Mais qu’est-ce qui peut bien pousser un vénérable guitariste de 78 ans à repartir sur les routes en 2024? Qui plus est dans le cadre d’une tournée européenne qui se téléportera à l’automne en Amérique du Sud ? Seul Eric Clapton serait capable de répondre à cette épineuse question, lui qui, il y a quelques années de cela, se disait fatigué, autant dire quasiment prêt à prendre sa retraite. Mais les faits sont là. Le guitar hero anglais se produira bel et bien pour quatre concerts en France, à la fin du mois de mai. Il n’y avait pas joué depuis 2010 et beaucoup pensaient qu’on ne le reverrait jamais sur scène dans l’Hexagone.
Entamé en Angleterre avec, encore et toujours, plusieurs dates au Royal Albert Hall de Londres, cet European Tour 2024 est le prolongement de sa tournée internationale de l’année dernière, qui l’a vu notamment jouer au Crossroads Guitar Festival, à Los Angeles, ou au fameux Budokan de Tokyo. Mais “Slowhand” célèbre aussi cette année le 50e anniversaire de 461 Ocean Boulevard, l’un des fleurons de sa discographie, avec, entre autres merveilles, sa reprise de “I Shot the Sheriff” de Bob Marley. Un disque très personnel, enregistré sous le soleil de Floride, et qui aura beaucoup compté pour lui. Flashback.

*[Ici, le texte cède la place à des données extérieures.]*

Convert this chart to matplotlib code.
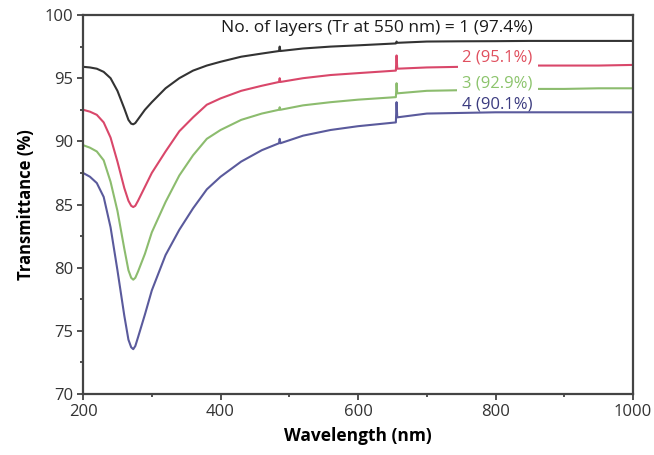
import matplotlib
matplotlib.use("Agg")
import matplotlib.pyplot as plt
from matplotlib.ticker import MultipleLocator

plt.rcParams['font.family'] = ['Open Sans', 'DejaVu Sans']

# wavelength grid (nm); 486 and 656 carry the small artefacts
wl = [200, 210, 220, 230, 240, 250, 260, 266, 270, 273, 276, 280, 290, 300, 320, 340,
      360, 380, 400, 430, 460, 485, 486, 487, 520, 560, 600, 655, 656, 657, 700, 750,
      800, 850, 900, 950, 1000]

tr_1 = [95.9, 95.85, 95.75, 95.5, 95.0, 94.0, 92.6, 91.7, 91.4, 91.35, 91.45, 91.75, 92.5,
        93.1, 94.2, 95.0, 95.6, 96.0, 96.3, 96.7, 96.95, 97.15, 97.5, 97.15, 97.35, 97.5,
        97.6, 97.75, 97.9, 97.8, 97.9, 97.92, 97.93, 97.95, 97.95, 97.95, 97.95]
tr_2 = [92.5, 92.35, 92.1, 91.5, 90.3, 88.4, 86.3, 85.3, 84.9, 84.8, 84.9, 85.3, 86.4,
        87.5, 89.2, 90.8, 91.9, 92.9, 93.4, 94.0, 94.4, 94.7, 95.0, 94.7, 95.0, 95.25,
        95.4, 95.6, 96.8, 95.75, 95.85, 95.9, 95.95, 96.0, 96.0, 96.0, 96.05]
tr_3 = [89.7, 89.5, 89.2, 88.5, 86.8, 84.5, 81.5, 79.8, 79.2, 79.05, 79.2, 79.7, 81.1,
        82.8, 85.2, 87.3, 88.9, 90.2, 90.9, 91.7, 92.2, 92.5, 92.7, 92.5, 92.85, 93.1,
        93.3, 93.5, 94.6, 93.8, 94.0, 94.05, 94.1, 94.15, 94.15, 94.2, 94.2]
tr_4 = [87.5, 87.2, 86.7, 85.6, 83.2, 79.8, 76.2, 74.3, 73.7, 73.55, 73.8, 74.5, 76.3,
        78.2, 81.0, 83.0, 84.7, 86.2, 87.2, 88.4, 89.3, 89.85, 90.2, 89.85, 90.45, 90.9,
        91.2, 91.5, 93.1, 91.9, 92.2, 92.25, 92.3, 92.3, 92.3, 92.3, 92.3]

labels = ['No. of layers (Tr at 550 nm) = 1 (97.4%)', '2 (95.1%)', '3 (92.9%)', '4 (90.1%)']
line_colors = ['#333333', '#d9476a', '#8cbc6e', '#5a5a9c']
text_colors = ['#1a1a1a', '#e0505f', '#8cc46c', '#3c3c80']

fig = plt.figure(figsize=(6.54, 4.55), dpi=100)
ax = fig.add_axes([0.127, 0.134, 0.841, 0.833])

for tr, c in zip([tr_1, tr_2, tr_3, tr_4], line_colors):
    ax.plot(wl, tr, color=c, lw=1.5, zorder=2)

# labels, right aligned near 855 nm; 2 and 3 sit on a white box that hides the line
label_y = [98.95, 96.65, 94.6, 92.95]
label_size = [12.5, 12, 12, 12]
for i, (txt, c, y) in enumerate(zip(labels, text_colors, label_y)):
    box = None
    if i in (1, 2):
        box = dict(facecolor='white', edgecolor='none', pad=3.5)
    ax.text(854, y, txt, color=c, fontsize=label_size[i], ha='right', va='center',
            bbox=box, zorder=3)

ax.set_xlim(200, 1000)
ax.set_ylim(70, 100)
ax.xaxis.set_major_locator(MultipleLocator(200))
ax.xaxis.set_minor_locator(MultipleLocator(100))
ax.yaxis.set_major_locator(MultipleLocator(5))
ax.yaxis.set_minor_locator(MultipleLocator(2.5))
ax.tick_params(which='major', direction='out', length=4, width=1.2, labelsize=12,
               colors='#333333', pad=3)
ax.tick_params(which='minor', direction='out', length=2.5, width=1.2, colors='#333333')
for s in ax.spines.values():
    s.set_linewidth(1.6)
    s.set_color('#444444')

ax.set_xlabel('Wavelength (nm)', fontsize=12.5, fontweight='bold', labelpad=5)
ax.set_ylabel('Transmittance (%)', fontsize=12, fontweight='bold', labelpad=7)

fig.savefig('out.png', dpi=100)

Au printemps 1974, Eric Clapton, 29 ans, se remet d’une longue addiction à l’héroïne qui l’a conduit à se couper du monde durant des mois entiers. Reclus dans sa propriété du Surrey,voir quasiment personne. Nombreux sont ceux qui, dans son entourage, ne donnent pas cher de sa peau. Pourtant, début 1973, Pete Townshend, le guitariste des Who, parvenait à le sortir de sa saison en enfer en mettant sur pied pour lui deux concerts au Rainbow Theatre de Londres avec quelques amis, dont Ronnie Wood et Steve Winwood. Boosté par l’accueil réservé à ces performances et à l’album live qui en est tiré, Slowhand entame alors une cure de désintoxication et peut désormais envisager l’avenir avec lucidité. Le constat est loin d’être enthousiasmant. Au fond de lui, il sait qu’il doit absolument enregistrer un disque qui le réconciliera avec le succès. Mais il ne veut plus être sous le feu des projecteurs comme à l’époque des Cream, Blues Breakers ou Yardbirds. Pour lui, son statut de guitar hero est la source de tous ses maux. Il entend désormais être reconnu comme simple chanteur et songwriter.